Earth 'still warming'

2008-01-11 18:57

Oslo - Climate change is still raising temperatures in the long-term even though the warmest year was in 1998 and 2008 began with unusual weather such as a cool Pacific and Baghdad's first snow in memory, experts said.

"Global warming has not stopped," said Amir Delju, senior scientific co-ordinator of the World Meteorological Organisation's (WMO) climate programme.

Last year was among the six warmest years since records began in the 1850s and the British Met Office said last week that 2008 will be the coolest year since 2000, partly because of a La Nina event that cuts water temperatures in the Pacific.

"We are in a minor La Nina period which shows a little cooling in the Pacific Ocean," Delju said. "The decade from 1998 to 2007 is the warmest on record and the trend is still continuing."

The year began with odd weather including a New Year cold snap in India that killed more than 20 people. Frost hit some areas of Florida last week.

Record mild winter

Last year, parts of the northern hemisphere had a record mild winter with even Alpine ski resorts starved of snow.

Delju said climate change, blamed mainly on human emissions of greenhouse gases from burning fossil fuels, would bring bigger swings in the weather alongside a warming trend that will mean more heatwaves, droughts, floods and rising seas.

"The more frequent occurrence of extreme events all over the world - floods in Australia, heavy snowfall in the Middle East - can also be signs of warming," he said.

The UN Climate Panel said last year that global warming was "unequivocal" and that temperatures rose by 0.74 degrees Celsius in the 20th century and could rise by a "best guess" of another 1.8 to 4.0C by 2100.

The record year for world temperatures was 1998, ahead of 2005, according to WMO data. Among recent signs of the effects of warming, Arctic sea ice shrank last year to a record low.

Rajendra Pachauri, the head of the UN Panel that shared 2007's Nobel Peace Prize with Al Gore, said he would look into the apparent temperature plateau so far this century.

"One would really have to see on the basis of some analysis what this really represents," he said.

'People want excuses'

He added that sceptics about a human role in climate change delighted in hints that temperatures might not be rising. "There are some people who would want to find every single excuse to say that this is all hogwash," he said.

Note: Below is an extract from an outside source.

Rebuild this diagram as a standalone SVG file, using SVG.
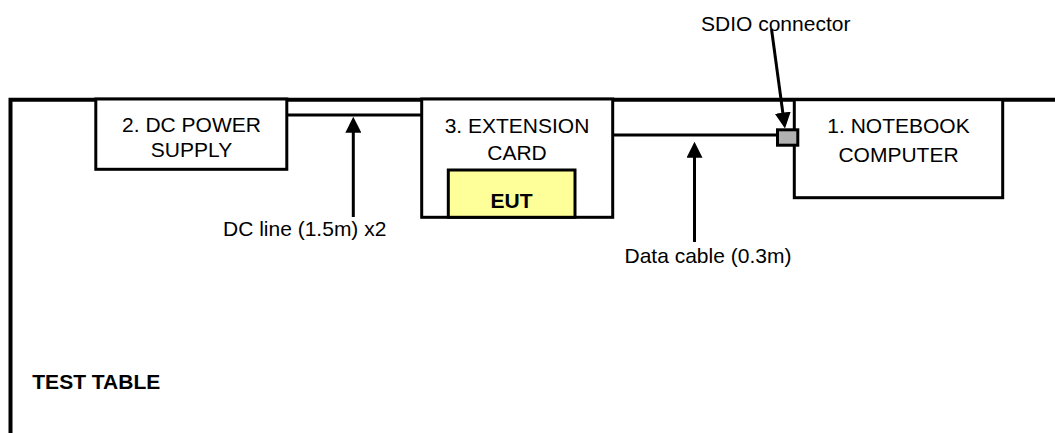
<svg xmlns="http://www.w3.org/2000/svg" width="1055" height="433" viewBox="0 0 1055 433">
<style>
  text { font-family: "Liberation Sans", Arial, sans-serif; font-size: 21px; fill: #000; }
  .c { text-anchor: middle; }
  .b { font-weight: bold; }
  .box { fill: #fff; stroke: #000; stroke-width: 3; }
  .cable { stroke: #000; stroke-width: 3; fill: none; }
  .arrow { stroke: #000; stroke-width: 3; fill: none; marker-end: url(#ah); }
</style>
<defs>
  <marker id="ah" markerUnits="userSpaceOnUse" markerWidth="16" markerHeight="16" refX="8" refY="8" orient="auto">
    <path d="M0,0 L16,8 L0,16 z" fill="#000"/>
  </marker>
</defs>
<rect x="0" y="0" width="1055" height="433" fill="#fff"/>
<g id="test-table">
  <path d="M10.5,433 L10.5,99.7 L1055,99.7" fill="none" stroke="#000" stroke-width="4"/>
  <text x="32.3" y="389" class="b">TEST TABLE</text>
</g>
<g id="connectors">
  <line class="cable" x1="287" y1="115" x2="421.7" y2="115"/>
  <line class="cable" x1="612.7" y1="135" x2="777.5" y2="135"/>
  <line class="arrow" x1="353.3" y1="217" x2="353.3" y2="124.7"/>
  <line class="arrow" x1="694.5" y1="242" x2="694.5" y2="149.7"/>
  <line class="arrow" x1="771.5" y1="29" x2="783.9" y2="120.6"/>
</g>
<g id="dc-power-supply">
  <rect class="box" x="95.8" y="99" width="191" height="70.3"/>
  <text class="c" x="191.5" y="131.7">2. DC POWER</text>
  <text class="c" x="191.5" y="156.7">SUPPLY</text>
</g>
<g id="extension-card">
  <rect class="box" x="421.7" y="99" width="191" height="118.3"/>
  <text class="c" x="517" y="133.3">3. EXTENSION</text>
  <text class="c" x="517" y="160">CARD</text>
</g>
<g id="eut">
  <rect x="448.3" y="170" width="126.7" height="47.3" fill="#FFFF99" stroke="#000" stroke-width="3"/>
  <text class="c b" x="511.5" y="208">EUT</text>
</g>
<g id="notebook-computer">
  <rect class="box" x="794.3" y="99.7" width="208.4" height="98"/>
  <text class="c" x="898.5" y="133.3">1. NOTEBOOK</text>
  <text class="c" x="898.5" y="161.7">COMPUTER</text>
</g>
<g id="sdio-connector">
  <rect x="777.5" y="129.8" width="20.3" height="15.4" fill="#B2B2B2" stroke="#000" stroke-width="3"/>
</g>
<g id="labels">
  <text x="223" y="236">DC line (1.5m) x2</text>
  <text x="624.5" y="263">Data cable (0.3m)</text>
  <text x="701" y="31">SDIO connector</text>
</g>
</svg>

Delju said temperatures would have to be flat for several more years before a lack of new record years became significant.

He noted 2005 was the second hottest year and that 1998 was boosted by a strong El Nino event that can raise temperatures worldwide in the opposite of the La Nina cooling.

Underscoring an underlying rise in temperatures, British forecaster Phil Jones said 2001-07, with an average of 0.44 Celsius above the 1961-90 world average of 14 degrees, was 0.21 degrees warmer than the corresponding values for 1991-2000.